>> begin
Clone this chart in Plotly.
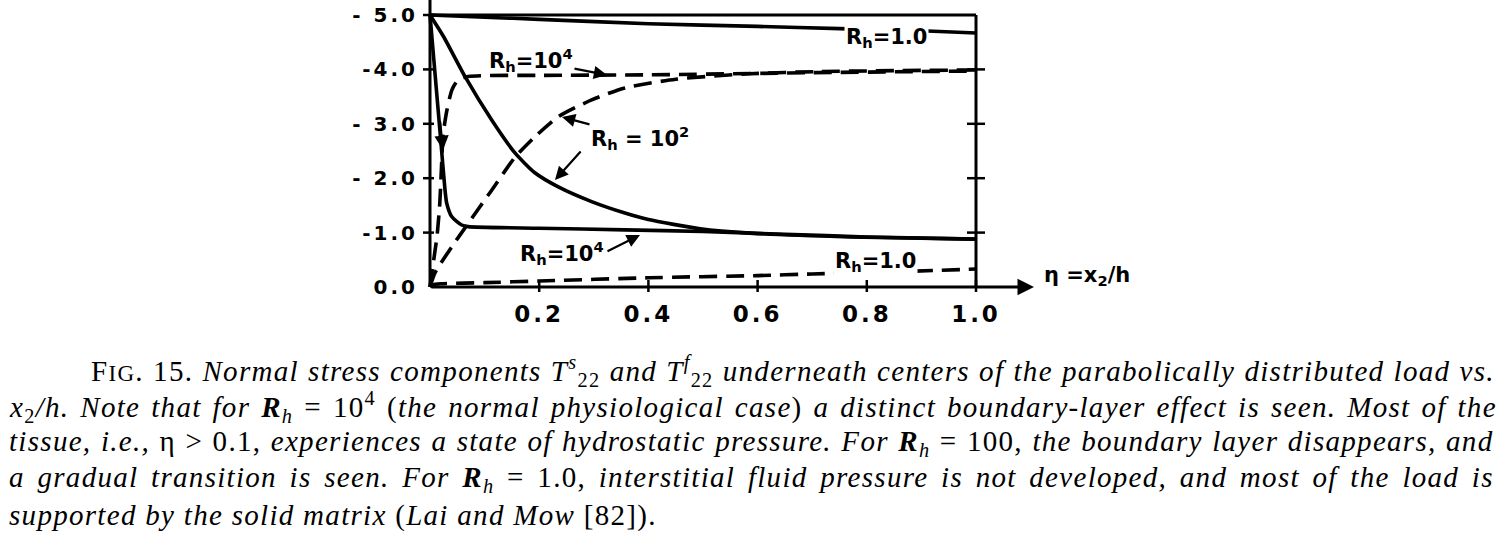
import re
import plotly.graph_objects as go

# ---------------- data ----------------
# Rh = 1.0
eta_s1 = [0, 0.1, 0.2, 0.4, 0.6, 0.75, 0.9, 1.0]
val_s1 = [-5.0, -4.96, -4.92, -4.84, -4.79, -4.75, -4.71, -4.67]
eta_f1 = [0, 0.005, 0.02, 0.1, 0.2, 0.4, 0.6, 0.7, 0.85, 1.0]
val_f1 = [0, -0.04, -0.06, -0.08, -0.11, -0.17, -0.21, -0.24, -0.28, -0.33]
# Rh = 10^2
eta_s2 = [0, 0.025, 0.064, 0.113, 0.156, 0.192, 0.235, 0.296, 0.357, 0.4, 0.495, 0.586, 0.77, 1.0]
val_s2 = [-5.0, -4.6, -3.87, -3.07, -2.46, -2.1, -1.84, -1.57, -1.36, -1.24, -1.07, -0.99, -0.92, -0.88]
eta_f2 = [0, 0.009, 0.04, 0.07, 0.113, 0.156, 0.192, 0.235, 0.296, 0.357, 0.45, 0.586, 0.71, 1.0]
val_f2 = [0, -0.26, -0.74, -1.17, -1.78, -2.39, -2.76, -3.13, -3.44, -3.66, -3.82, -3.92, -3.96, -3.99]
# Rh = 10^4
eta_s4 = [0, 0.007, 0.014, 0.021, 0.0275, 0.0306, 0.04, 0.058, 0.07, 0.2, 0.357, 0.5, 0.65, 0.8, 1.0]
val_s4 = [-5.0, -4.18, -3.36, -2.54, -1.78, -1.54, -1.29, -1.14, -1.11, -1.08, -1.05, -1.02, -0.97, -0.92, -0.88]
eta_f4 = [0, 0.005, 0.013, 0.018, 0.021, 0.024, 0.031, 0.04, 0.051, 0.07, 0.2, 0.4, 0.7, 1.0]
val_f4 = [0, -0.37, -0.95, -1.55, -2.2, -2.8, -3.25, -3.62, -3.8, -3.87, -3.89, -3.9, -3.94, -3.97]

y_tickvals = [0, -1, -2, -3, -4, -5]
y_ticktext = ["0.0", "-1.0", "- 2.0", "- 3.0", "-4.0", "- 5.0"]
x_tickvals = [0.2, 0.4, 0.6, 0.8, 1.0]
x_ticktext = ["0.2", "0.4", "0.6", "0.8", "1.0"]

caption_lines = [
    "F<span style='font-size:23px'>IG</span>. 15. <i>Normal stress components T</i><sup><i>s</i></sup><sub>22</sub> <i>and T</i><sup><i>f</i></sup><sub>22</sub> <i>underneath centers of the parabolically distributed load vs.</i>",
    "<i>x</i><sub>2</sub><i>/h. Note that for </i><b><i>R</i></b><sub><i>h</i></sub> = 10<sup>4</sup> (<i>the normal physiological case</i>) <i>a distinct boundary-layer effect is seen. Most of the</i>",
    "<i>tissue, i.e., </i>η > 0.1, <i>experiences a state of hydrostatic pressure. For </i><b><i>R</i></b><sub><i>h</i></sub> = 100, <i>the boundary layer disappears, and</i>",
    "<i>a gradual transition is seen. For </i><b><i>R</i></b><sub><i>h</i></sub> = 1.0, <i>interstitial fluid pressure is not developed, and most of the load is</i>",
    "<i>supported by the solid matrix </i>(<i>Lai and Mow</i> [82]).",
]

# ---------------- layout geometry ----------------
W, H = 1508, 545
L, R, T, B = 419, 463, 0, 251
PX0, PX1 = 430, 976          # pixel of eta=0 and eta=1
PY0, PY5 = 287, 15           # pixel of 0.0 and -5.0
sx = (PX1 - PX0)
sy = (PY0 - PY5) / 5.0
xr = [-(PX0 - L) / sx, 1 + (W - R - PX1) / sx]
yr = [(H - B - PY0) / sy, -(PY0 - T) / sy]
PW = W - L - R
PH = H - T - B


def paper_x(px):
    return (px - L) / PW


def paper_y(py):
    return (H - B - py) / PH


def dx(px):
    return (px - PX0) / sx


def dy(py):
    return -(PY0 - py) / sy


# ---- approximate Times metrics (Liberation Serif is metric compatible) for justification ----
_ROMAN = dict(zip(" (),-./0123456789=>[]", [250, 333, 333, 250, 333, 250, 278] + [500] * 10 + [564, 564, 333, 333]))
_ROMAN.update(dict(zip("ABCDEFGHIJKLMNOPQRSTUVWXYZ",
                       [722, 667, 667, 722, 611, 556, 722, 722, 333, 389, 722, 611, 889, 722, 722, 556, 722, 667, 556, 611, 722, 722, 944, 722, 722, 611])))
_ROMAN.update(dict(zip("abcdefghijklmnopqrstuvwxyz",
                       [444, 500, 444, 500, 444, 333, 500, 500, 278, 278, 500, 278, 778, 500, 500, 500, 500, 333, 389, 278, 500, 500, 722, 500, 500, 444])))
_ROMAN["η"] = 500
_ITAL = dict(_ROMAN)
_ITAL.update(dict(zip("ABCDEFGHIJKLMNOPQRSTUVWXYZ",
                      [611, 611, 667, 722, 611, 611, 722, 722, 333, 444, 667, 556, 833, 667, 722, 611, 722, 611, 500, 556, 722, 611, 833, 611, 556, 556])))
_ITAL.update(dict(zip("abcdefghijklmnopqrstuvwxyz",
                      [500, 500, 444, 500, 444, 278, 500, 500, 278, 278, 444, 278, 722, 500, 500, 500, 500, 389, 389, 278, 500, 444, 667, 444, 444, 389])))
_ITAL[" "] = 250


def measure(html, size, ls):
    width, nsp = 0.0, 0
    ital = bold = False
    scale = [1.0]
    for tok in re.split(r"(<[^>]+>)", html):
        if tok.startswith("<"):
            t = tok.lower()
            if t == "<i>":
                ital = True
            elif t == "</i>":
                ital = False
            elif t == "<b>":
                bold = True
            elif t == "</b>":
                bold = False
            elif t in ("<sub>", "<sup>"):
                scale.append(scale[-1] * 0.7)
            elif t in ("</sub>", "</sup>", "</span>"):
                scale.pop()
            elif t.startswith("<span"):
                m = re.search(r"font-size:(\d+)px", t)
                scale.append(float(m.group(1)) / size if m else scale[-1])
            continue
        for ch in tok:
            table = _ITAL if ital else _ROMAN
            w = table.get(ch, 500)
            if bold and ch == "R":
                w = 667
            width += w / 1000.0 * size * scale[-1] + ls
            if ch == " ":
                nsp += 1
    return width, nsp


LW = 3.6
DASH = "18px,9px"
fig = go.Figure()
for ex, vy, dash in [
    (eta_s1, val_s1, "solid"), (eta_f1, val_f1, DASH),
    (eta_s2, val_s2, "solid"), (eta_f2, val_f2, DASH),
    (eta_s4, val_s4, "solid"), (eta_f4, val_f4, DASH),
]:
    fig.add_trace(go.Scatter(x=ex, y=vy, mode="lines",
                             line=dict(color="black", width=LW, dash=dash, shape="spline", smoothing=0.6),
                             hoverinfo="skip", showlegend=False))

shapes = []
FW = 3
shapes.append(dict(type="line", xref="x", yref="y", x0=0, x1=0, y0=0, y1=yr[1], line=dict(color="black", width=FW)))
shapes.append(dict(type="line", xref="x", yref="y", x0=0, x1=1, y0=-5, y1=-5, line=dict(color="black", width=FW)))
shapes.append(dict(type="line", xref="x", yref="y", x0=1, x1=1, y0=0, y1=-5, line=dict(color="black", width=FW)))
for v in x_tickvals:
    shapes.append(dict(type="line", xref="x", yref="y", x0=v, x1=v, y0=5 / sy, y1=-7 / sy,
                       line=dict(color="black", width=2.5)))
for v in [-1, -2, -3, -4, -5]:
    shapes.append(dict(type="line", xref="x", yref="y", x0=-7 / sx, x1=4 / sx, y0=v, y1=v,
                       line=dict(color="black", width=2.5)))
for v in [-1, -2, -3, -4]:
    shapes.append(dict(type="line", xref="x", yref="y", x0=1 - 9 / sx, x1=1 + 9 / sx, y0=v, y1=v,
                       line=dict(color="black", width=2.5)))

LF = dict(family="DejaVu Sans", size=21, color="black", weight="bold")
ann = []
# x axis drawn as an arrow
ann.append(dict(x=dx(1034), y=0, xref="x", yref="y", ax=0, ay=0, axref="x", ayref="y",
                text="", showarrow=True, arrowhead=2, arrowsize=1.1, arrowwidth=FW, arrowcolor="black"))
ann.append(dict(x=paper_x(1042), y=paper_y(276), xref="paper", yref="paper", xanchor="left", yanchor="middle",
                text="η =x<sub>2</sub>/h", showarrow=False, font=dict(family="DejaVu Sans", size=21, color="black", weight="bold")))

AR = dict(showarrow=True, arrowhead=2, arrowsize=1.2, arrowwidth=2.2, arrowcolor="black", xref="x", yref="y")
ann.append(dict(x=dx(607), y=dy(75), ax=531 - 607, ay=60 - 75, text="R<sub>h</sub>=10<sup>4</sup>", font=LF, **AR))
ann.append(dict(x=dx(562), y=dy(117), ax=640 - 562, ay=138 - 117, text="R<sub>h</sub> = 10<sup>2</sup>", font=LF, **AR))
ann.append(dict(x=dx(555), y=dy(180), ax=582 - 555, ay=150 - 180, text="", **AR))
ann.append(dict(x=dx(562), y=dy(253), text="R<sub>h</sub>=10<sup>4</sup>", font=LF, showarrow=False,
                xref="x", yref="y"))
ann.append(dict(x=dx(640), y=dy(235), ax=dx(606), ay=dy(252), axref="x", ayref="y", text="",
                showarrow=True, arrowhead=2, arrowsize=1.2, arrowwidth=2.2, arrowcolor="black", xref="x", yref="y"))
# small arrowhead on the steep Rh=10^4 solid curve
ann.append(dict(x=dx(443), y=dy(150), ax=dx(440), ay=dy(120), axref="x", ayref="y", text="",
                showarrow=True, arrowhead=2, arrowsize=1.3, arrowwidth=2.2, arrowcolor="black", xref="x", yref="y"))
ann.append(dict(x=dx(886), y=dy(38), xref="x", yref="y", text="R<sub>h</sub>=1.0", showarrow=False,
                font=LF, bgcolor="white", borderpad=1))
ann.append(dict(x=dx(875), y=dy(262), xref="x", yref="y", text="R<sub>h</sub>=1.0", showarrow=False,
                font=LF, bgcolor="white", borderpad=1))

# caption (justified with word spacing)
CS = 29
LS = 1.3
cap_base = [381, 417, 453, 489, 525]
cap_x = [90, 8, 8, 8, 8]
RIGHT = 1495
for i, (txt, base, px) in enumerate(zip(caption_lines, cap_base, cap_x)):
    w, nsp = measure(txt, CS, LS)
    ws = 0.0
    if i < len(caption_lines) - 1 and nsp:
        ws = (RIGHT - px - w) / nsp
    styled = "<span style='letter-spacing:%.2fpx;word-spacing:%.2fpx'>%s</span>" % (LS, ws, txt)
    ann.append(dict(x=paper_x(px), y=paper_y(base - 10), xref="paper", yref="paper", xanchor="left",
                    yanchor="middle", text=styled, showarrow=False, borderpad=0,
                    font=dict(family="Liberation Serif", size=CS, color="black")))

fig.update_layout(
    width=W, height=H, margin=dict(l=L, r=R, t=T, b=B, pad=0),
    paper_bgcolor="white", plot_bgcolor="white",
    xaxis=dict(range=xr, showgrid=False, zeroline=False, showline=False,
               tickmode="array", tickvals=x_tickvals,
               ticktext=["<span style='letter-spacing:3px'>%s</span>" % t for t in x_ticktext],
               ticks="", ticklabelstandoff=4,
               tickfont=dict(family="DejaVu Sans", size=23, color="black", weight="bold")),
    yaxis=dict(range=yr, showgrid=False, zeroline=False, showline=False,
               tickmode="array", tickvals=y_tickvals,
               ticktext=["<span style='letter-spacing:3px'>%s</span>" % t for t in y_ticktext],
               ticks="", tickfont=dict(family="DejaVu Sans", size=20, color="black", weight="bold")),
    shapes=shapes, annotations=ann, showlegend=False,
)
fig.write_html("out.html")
>> end
What you need to do:
Repeat, with no pictures, each line from the beginning of the data through the line containing "import plotly.graph_objects as go", inclusive.

Right answer:
Clone this chart in Plotly.
import re
import plotly.graph_objects as go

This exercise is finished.